In accordance with a first aspect of that invention, there is provided an ink jet printing nozzle apparatus with a connected ink supply chamber, the apparatus comprising an ink ejection means having one surface in fluid communication with the ink in the nozzle chamber, a recoil means connected to the ink ejection means and a first actuator means connected to the ink ejection means. The method of ejecting ink from the ink chamber comprises the steps of activation of the first actuator means which drives the ink ejection means from a quiescent position to a pre-firing position and deactivation of the first actuator means, causing the recoil means to drive the ink ejection means to eject ink from the nozzle chamber through the ink ejection port. Further, the recoil means includes a resilient member and the movement of the first actuator results in resilient movement of this recoil means and the driving of the ink ejection means comprises the resilient member acting upon the ink ejection means. Preferably, the first actuator means comprises an electromagnetic actuator and the recoil means comprises a torsional spring. The ink ejection means and the first actuator are interconnected in a cantilever arrangement wherein small movements of the first actuator means result in larger movements of the ink ejection means. Advantageously, the recoil means is located substantially at the pivot point of the cantilever construction. The first actuator includes a solenoid coil surrounded by a magnetic actuator having a first mixed magnetic pole and a second moveable magnetic pole, such that, upon activation of the coil, the poles undergo movement relative to one another with the moveable magnetic pole being connected to the actuator side of the cantilever construction. Preferably, the moveable magnetic pole includes a plurality of slots for the flow of ink through the pole upon movement. The ink ejection means comprises a piston or plunger having a surface substantially mating with at least one surface of the nozzle chamber.
Also by way of background, reference is made to U.S. patent application Ser. No. 09/113,061 by the applicant. It is an object of the invention of that application to provide for an alternative form of ink jet printer which uses a linear stepper actuator to eject ink from a nozzle chamber.

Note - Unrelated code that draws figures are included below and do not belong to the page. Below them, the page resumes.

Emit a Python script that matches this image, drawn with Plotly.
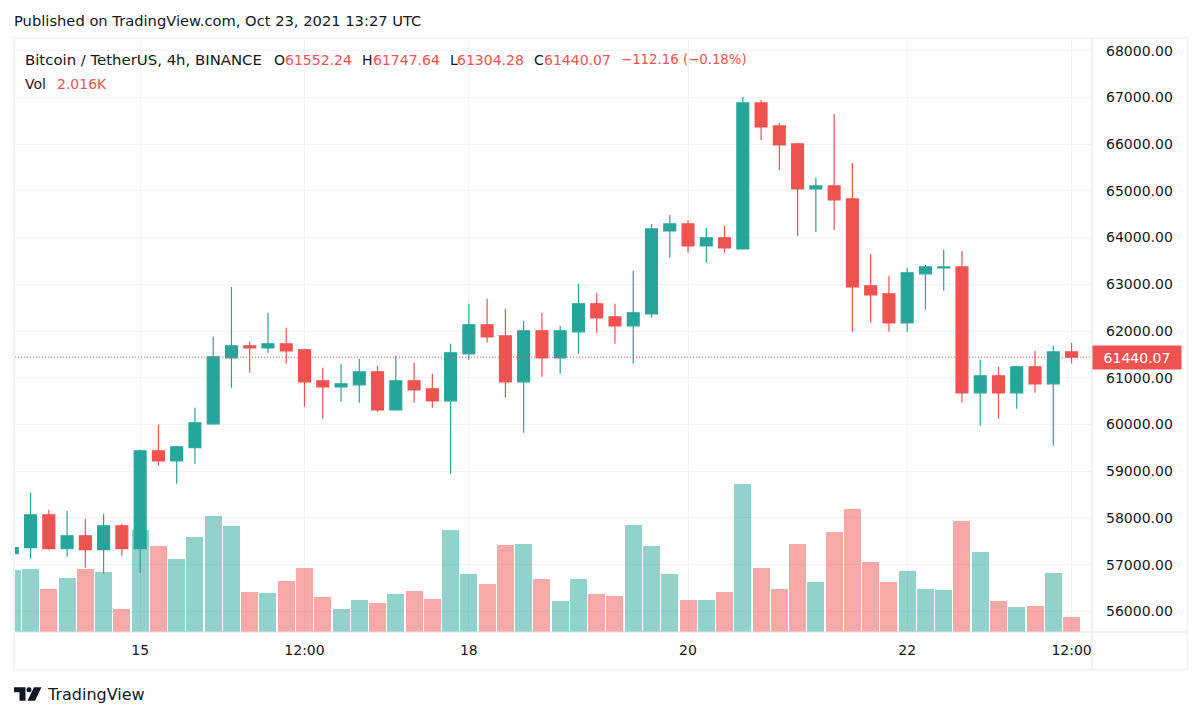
import plotly.graph_objects as go

# BTCUSDT 4h candles
opens = [57234, 57363, 58068, 57341, 57619, 57320, 57833, 57341, 59437, 59223,
         59502, 60015, 61427, 61683, 61641, 61726, 61598, 60935, 60806, 60849,
         61127, 60314, 60935, 60764, 60507, 61512, 62133, 61897, 60913, 62004,
         61427, 61983, 62582, 62304, 62111, 62368, 64143, 64293, 63822, 63994,
         63758, 66881, 66389, 66004, 65042, 65106, 64828, 62967, 62796, 62175,
         63224, 63352, 63373, 60678, 61042, 60678, 61234, 60871, 61552.24]
highs = [57363, 58539, 58175, 58154, 57983, 58090, 57876, 59459, 59994, 59544,
         60357, 61876, 62945, 61769, 62389, 62068, 61619, 61213, 61298, 61405,
         61256, 61469, 61320, 61084, 61726, 62582, 62689, 62475, 62218, 62389,
         62111, 63010, 62817, 62582, 63288, 64293, 64486, 64379, 64207, 64250,
         67010, 66945, 66453, 66026, 65277, 66646, 65598, 63651, 63181, 63352,
         63416, 63737, 63715, 61384, 61234, 61256, 61576, 61683, 61747.64]
lows = [57234, 57127, 57320, 57170, 56935, 56806, 57191, 56828, 59117, 58732,
        59159, 59994, 60785, 61106, 61534, 61298, 60379, 60122, 60486, 60464,
        60272, 60314, 60464, 60357, 58945, 61384, 61748, 60571, 59822, 61020,
        61084, 61512, 61961, 61726, 61298, 62282, 63566, 63673, 63459, 63673,
        63737, 66090, 65448, 64036, 64122, 64165, 61983, 62175, 61983, 61983,
        62453, 62860, 60464, 59972, 60122, 60336, 60678, 59544, 61304.28]
closes = [57363, 58068, 57341, 57619, 57320, 57833, 57341, 59437, 59223, 59523,
          60036, 61448, 61683, 61641, 61726, 61576, 60913, 60806, 60871, 61127,
          60314, 60935, 60742, 60507, 61534, 62133, 61876, 60913, 62004, 61427,
          62004, 62582, 62282, 62111, 62389, 64186, 64293, 63822, 63994, 63780,
          66881, 66368, 65983, 65042, 65106, 64806, 62945, 62774, 62175, 63245,
          63373, 63373, 60678, 61042, 60678, 61234, 60871, 61552, 61440.07]
volumes = [8196, 8328, 5698, 7144, 8328, 7933, 3068, 13456, 11352, 9643,
           12535, 15297, 13982, 5303, 5172, 6750, 8459, 4646, 3068, 4252,
           3857, 5040, 5435, 4383, 13456, 7670, 6355, 11483, 11615, 7013,
           4120, 7013, 5040, 4777, 14113, 11352, 7670, 4252, 4252, 5303,
           19504, 8459, 5698, 11615, 6618, 13193, 16217, 9248, 6618, 8065,
           5698, 5566, 14639, 10563, 4120, 3331, 3463, 7802, 2016]

tick_index = [7, 16, 25, 37, 49, 58]
tick_labels = ["15", "12:00", "18", "20", "22", "12:00"]
price_ticks = [56000, 57000, 58000, 59000, 60000, 61000, 62000, 63000, 64000,
               65000, 66000, 67000, 68000]
last_price = 61440.07

W, H = 1202, 718
L, R, T, B = 15, 1092.5, 39, 632.3
FONT = "DejaVu Sans"
DARK = "#131722"
UP = "#26a69a"
DOWN = "#ef5350"
GRID = "#f2f3f6"


def fx(px):
    return (px - L) / (R - L)


def fy(py):
    return (B - py) / (B - T)


x = list(range(len(opens)))
bar_colors = ["rgba(38,166,154,0.5)" if c >= o else "rgba(239,83,80,0.5)"
              for o, c in zip(opens, closes)]

fig = go.Figure()
fig.add_trace(go.Bar(x=x, y=volumes, marker=dict(color=bar_colors, line_width=0),
                     width=0.93, yaxis="y", hoverinfo="skip"))
fig.add_trace(go.Candlestick(x=x, open=opens, high=highs, low=lows, close=closes,
                             yaxis="y2", whiskerwidth=0,
                             increasing=dict(line=dict(color=UP, width=1.2), fillcolor=UP),
                             decreasing=dict(line=dict(color=DOWN, width=1.2), fillcolor=DOWN)))

shapes = [
    # outer frame and separators
    dict(type="rect", xref="paper", yref="paper", x0=fx(14), x1=fx(1188), y0=fy(670), y1=fy(38),
         line=dict(color="#f0f3fa", width=2), layer="below"),
    dict(type="line", xref="paper", yref="paper", x0=1, x1=1, y0=fy(670), y1=fy(39),
         line=dict(color="#e0e3eb", width=1)),
    dict(type="line", xref="paper", yref="paper", x0=0, x1=fx(1187), y0=0, y1=0,
         line=dict(color="#e0e3eb", width=1)),
    # last price dotted line
    dict(type="line", xref="paper", yref="y2", x0=0, x1=1, y0=last_price, y1=last_price,
         line=dict(color=DOWN, width=1, dash="1px,2px")),
    # logo
    dict(type="path", xref="paper", yref="paper", fillcolor=DARK, line_width=0,
         path=f"M{fx(14)},{fy(687.5)} L{fx(25.5)},{fy(687.5)} L{fx(25.5)},{fy(701)} L{fx(19.5)},{fy(701)} "
              f"L{fx(19.5)},{fy(692.5)} L{fx(14)},{fy(692.5)} Z"),
    dict(type="circle", xref="paper", yref="paper", fillcolor=DARK, line_width=0,
         x0=fx(26.5), x1=fx(31.5), y0=fy(692.5), y1=fy(687.5)),
    dict(type="path", xref="paper", yref="paper", fillcolor=DARK, line_width=0,
         path=f"M{fx(34)},{fy(687.5)} L{fx(41.5)},{fy(687.5)} L{fx(35)},{fy(701)} L{fx(27.5)},{fy(701)} Z"),
]


def label(px, py, text, color=DARK, size=14):
    # annotations sit about 2px in from their anchor
    return dict(xref="paper", yref="paper", x=fx(px - 2), y=fy(py), text=text, showarrow=False,
                xanchor="left", yanchor="middle", align="left",
                font=dict(family=FONT, size=size, color=color))


annotations = [
    label(14, 20, "Published on TradingView.com, Oct 23, 2021 13:27 UTC", DARK, 14.7),
    label(25, 60, "Bitcoin / TetherUS, 4h, BINANCE", DARK, 14.9),
    label(274, 60, "O"),
    label(285, 60, "61552.24", DOWN),
    label(362, 60, "H"),
    label(373, 60, "61747.64", DOWN),
    label(450, 60, "L"),
    label(457, 60, "61304.28", DOWN),
    label(534, 60, "C"),
    label(544, 60, "61440.07", DOWN),
    label(621, 60, "−112.16 (−0.18%)", DOWN, 13.3),
    label(25, 84, "Vol"),
    label(57, 84, "2.016K", DOWN),
    label(47, 695, "TradingView", DARK, 16),
    # price tag on the axis
    dict(xref="paper", yref="y2", x=1, y=last_price, text=f"{last_price:.2f}", showarrow=False,
         xanchor="left", yanchor="middle", width=86, height=21, bgcolor=DOWN, align="center",
         font=dict(family=FONT, size=14, color="#ffffff")),
]

fig.update_layout(
    width=W, height=H,
    margin=dict(l=L, r=W - R, t=T, b=H - B, autoexpand=False),
    paper_bgcolor="#ffffff", plot_bgcolor="#ffffff",
    showlegend=False, bargap=0, boxgap=0.35, boxgroupgap=0,
    font=dict(family=FONT, size=14, color=DARK),
    xaxis=dict(range=[0.148, 59.12], tickmode="array", tickvals=tick_index, ticktext=tick_labels,
               showgrid=True, gridcolor=GRID, gridwidth=1, zeroline=False, showline=False,
               ticks="", rangeslider=dict(visible=False), tickfont=dict(size=14, color=DARK),
               ticklabelstandoff=8),
    yaxis=dict(range=[0, 78197], visible=False, showgrid=False, zeroline=False),
    yaxis2=dict(range=[55559, 68250], overlaying="y", side="right", anchor="x",
                tickmode="array", tickvals=price_ticks, tickformat=".2f",
                showgrid=True, gridcolor=GRID, gridwidth=1, zeroline=False, showline=False,
                ticks="", tickfont=dict(size=14, color=DARK), ticklabelstandoff=13),
    shapes=shapes, annotations=annotations,
)

# the page keeps the browser's default 8px body margin otherwise
fig.write_html("out.html", config=dict(displayModeBar=False),
               post_script="document.body.style.margin='0';")
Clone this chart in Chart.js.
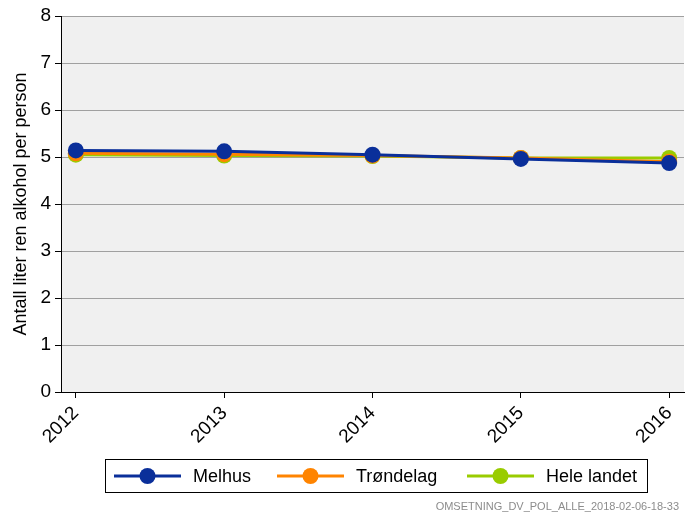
<!DOCTYPE html>
<html>
<head>
<meta charset="utf-8">
<script src="https://cdn.jsdelivr.net/npm/chart.js@4/dist/chart.umd.min.js"></script>
<style>
html,body{margin:0;padding:0;background:#fff;}
#wrap{position:relative;width:692px;height:512px;}
</style>
</head>
<body>
<div id="wrap"><canvas id="c" width="692" height="512"></canvas></div>
<script>
const years = [2012, 2013, 2014, 2015, 2016];
const melhus = [5.14, 5.12, 5.05, 4.96, 4.87];
const trondelag = [5.08, 5.06, 5.03, 4.98, 4.90];
const heleLandet = [5.05, 5.03, 5.02, 4.98, 4.98];
const seriesNames = ['Melhus', 'Trøndelag', 'Hele landet'];
const seriesColors = ['#0a2f9a', '#ff8400', '#99cc00'];
const yTicks = [0, 1, 2, 3, 4, 5, 6, 7, 8];
const yTitle = 'Antall liter ren alkohol per person';
const footnote = 'OMSETNING_DV_POL_ALLE_2018-02-06-18-33';

const FONT = "'Liberation Sans', Arial, sans-serif";

function mk(name, vals, color) {
  return {
    label: name,
    data: years.map((y, i) => ({x: y, y: vals[i]})),
    borderColor: color,
    backgroundColor: color,
    pointBackgroundColor: color,
    pointBorderColor: color,
    borderWidth: 3,
    pointRadius: 8,
    pointHoverRadius: 8,
    pointBorderWidth: 0,
    tension: 0
  };
}

const bgPlugin = {
  id: 'bg',
  beforeDraw(chart) {
    const a = chart.chartArea, ctx = chart.ctx;
    ctx.save();
    ctx.fillStyle = '#f0f0f0';
    ctx.fillRect(a.left, a.top, a.right - a.left, a.bottom - a.top);
    ctx.restore();
  }
};

const legendPlugin = {
  id: 'boxLegend',
  afterDraw(chart) {
    const ctx = chart.ctx;
    ctx.save();
    ctx.strokeStyle = '#000';
    ctx.lineWidth = 1;
    ctx.strokeRect(105.5, 459.5, 542, 33);
    const cy = 476;
    const starts = [114, 277, 467];
    chart.data.datasets.forEach((ds, i) => {
      const x0 = starts[i];
      ctx.strokeStyle = ds.borderColor;
      ctx.lineWidth = 3;
      ctx.beginPath();
      ctx.moveTo(x0, cy);
      ctx.lineTo(x0 + 67, cy);
      ctx.stroke();
      ctx.fillStyle = ds.borderColor;
      ctx.beginPath();
      ctx.arc(x0 + 33.5, cy, 8, 0, Math.PI * 2);
      ctx.fill();
      ctx.fillStyle = '#000';
      ctx.font = '18px ' + FONT;
      ctx.textBaseline = 'middle';
      ctx.textAlign = 'left';
      ctx.fillText(ds.label, x0 + 79, cy + 1);
    });
    ctx.fillStyle = '#8c8c8c';
    ctx.font = '11px ' + FONT;
    ctx.textAlign = 'right';
    ctx.textBaseline = 'middle';
    ctx.fillText(footnote, 679, 507);
    ctx.restore();
  }
};

new Chart(document.getElementById('c'), {
  type: 'line',
  data: {
    datasets: [
      mk(seriesNames[0], melhus, seriesColors[0]),
      mk(seriesNames[1], trondelag, seriesColors[1]),
      mk(seriesNames[2], heleLandet, seriesColors[2])
    ]
  },
  options: {
    responsive: false,
    animation: false,
    devicePixelRatio: 1,
    layout: {padding: {left: 0, top: 16, right: 8, bottom: 0}},
    plugins: {legend: {display: false}, tooltip: {enabled: false}},
    scales: {
      x: {
        type: 'linear',
        min: 2011.9,
        max: 2016.1,
        afterBuildTicks(scale) { scale.ticks = years.map(v => ({value: v})); },
        afterFit(scale) { scale.height = 120; },
        ticks: {
          minRotation: 45, maxRotation: 45,
          color: '#000',
          font: {family: FONT, size: 19},
          padding: 4,
          callback: v => String(v)
        },
        grid: {drawOnChartArea: false, drawTicks: true, tickLength: 6, tickColor: '#000', color: '#000'},
        border: {display: true, color: '#000', width: 1}
      },
      y: {
        min: 0, max: 8,
        afterBuildTicks(scale) { scale.ticks = yTicks.map(v => ({value: v})); },
        afterFit(scale) { scale.width = 61; },
        ticks: {color: '#000', font: {family: FONT, size: 19}, padding: 4},
        grid: {color: '#a0a0a0', lineWidth: 1, tickLength: 6, tickColor: '#000'},
        border: {display: true, color: '#000', width: 1},
        title: {display: true, text: yTitle, color: '#000', font: {family: FONT, size: 18}, padding: {top: 10, bottom: 0}}
      }
    }
  },
  plugins: [bgPlugin, legendPlugin]
});
</script>
</body>
</html>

In accordance with a first aspect of that invention, an ink jet nozzle arrangement is presented comprising: a nozzle chamber having an ink ejection port for the ejection of ink, an ink supply reservoir for supplying ink to the nozzle chamber, a plunger located within the nozzle chamber and further, a linear stepper actuator interconnected to the plunger and adapted to actuate the plunger so as to cause the ejection of ink from the ink ejection port. At least one surface of the plunger located alongside a wall of the nozzle chamber is hydrophobic. Preferably, the linear actuator interconnected to the plunger in the nozzle chamber is driven in three phases by a series of electromagnets. Preferably, a series of twelve electromagnets is arranged in opposing pairs alongside the linear actuator. Further, each phase is duplicated resulting in four electromagnets for each phase. The ink jet nozzle has an open wall along a back surface of the plunger which comprises a series of posts adapted to form a filter to filter ink flowing through the open wall into the nozzle chamber. The linear actuator construction includes a guide at the end opposite to the nozzle chamber for guiding the linear actuator.